The journald design is horrible to the point of useless
The journald design is horrible to the point of useless
Posted Dec 2, 2011 14:18 UTC (Fri) by dlang (guest, #313)In reply to: The journald design is horrible to the point of useless by anselm
Parent article: That newfangled Journal thing
finding which file in a series of time-rotated files a particular time is in is pretty trivial, as is finding the time in the log file once you have opened it (at least if you use a normal test editor), you can either do the binary search yourself by jumping to various line numbers, or just search for the timestamp you are looking for. You are really overstating the difficulty here. Yes this can be done wrong (rolling the logs daily, even if you have gigs of logs in a day is usually not a wise thing to do for example)

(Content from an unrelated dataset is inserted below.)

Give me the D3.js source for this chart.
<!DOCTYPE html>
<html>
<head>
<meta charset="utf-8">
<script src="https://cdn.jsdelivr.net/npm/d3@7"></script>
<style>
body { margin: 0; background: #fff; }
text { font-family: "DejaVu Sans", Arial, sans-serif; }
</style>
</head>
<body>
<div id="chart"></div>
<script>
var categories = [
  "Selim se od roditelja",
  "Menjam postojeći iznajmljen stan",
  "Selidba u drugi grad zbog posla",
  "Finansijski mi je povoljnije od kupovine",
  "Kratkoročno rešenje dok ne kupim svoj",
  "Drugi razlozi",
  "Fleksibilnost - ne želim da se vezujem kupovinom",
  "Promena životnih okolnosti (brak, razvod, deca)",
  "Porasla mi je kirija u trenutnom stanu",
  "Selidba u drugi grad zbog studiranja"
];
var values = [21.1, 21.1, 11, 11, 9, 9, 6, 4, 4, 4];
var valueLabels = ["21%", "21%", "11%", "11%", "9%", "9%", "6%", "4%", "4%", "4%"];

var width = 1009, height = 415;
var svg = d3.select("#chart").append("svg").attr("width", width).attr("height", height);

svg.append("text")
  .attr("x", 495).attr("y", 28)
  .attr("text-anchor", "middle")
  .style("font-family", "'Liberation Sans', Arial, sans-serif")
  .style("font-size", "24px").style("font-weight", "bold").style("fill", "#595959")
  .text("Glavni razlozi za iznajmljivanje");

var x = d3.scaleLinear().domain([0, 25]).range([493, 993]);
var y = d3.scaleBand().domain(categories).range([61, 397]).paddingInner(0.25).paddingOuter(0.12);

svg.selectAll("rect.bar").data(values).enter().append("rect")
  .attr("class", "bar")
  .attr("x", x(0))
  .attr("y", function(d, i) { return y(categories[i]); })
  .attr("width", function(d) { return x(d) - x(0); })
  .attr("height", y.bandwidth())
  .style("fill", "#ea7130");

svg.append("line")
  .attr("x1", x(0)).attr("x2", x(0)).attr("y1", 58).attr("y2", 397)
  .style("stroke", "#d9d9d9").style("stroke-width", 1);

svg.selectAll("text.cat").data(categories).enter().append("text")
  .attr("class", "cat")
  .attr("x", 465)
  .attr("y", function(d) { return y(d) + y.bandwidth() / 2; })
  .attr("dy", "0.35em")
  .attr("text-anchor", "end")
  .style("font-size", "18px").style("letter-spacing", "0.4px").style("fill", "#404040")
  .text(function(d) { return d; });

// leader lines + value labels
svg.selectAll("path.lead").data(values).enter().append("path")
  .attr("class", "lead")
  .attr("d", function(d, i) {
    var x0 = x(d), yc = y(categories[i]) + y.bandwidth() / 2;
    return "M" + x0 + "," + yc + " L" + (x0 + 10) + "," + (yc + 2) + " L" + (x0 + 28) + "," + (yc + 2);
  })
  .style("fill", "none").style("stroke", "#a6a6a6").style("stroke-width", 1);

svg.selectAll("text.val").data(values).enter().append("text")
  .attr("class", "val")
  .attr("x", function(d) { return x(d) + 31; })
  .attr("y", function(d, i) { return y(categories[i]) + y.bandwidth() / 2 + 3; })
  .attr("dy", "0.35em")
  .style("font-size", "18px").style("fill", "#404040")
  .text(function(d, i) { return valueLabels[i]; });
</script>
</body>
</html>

the idea that you can get the log messages when you ask for the status of a program only works in the trivial case where all the logs are written by the one pid that was started by the program you are asking about the status. If that pid started other processes that then wrote logs, systemd (or equivalent) isn't going to have a way of knowing for sure which 'service' those log messages are for.
I don't believe that the Journal is going to enforce programs writing well structured logs any more than the windows event log does (see Rainer's comment that in spite of the 'structure' being enforced by windows event log, the problem of analyzing logs on windows is the same mess that it is on *nix)
It sounds as if you have decided that anything that LP writes is the Pony that you want and any criticism of it just means the person doing the criticizing is against all progress.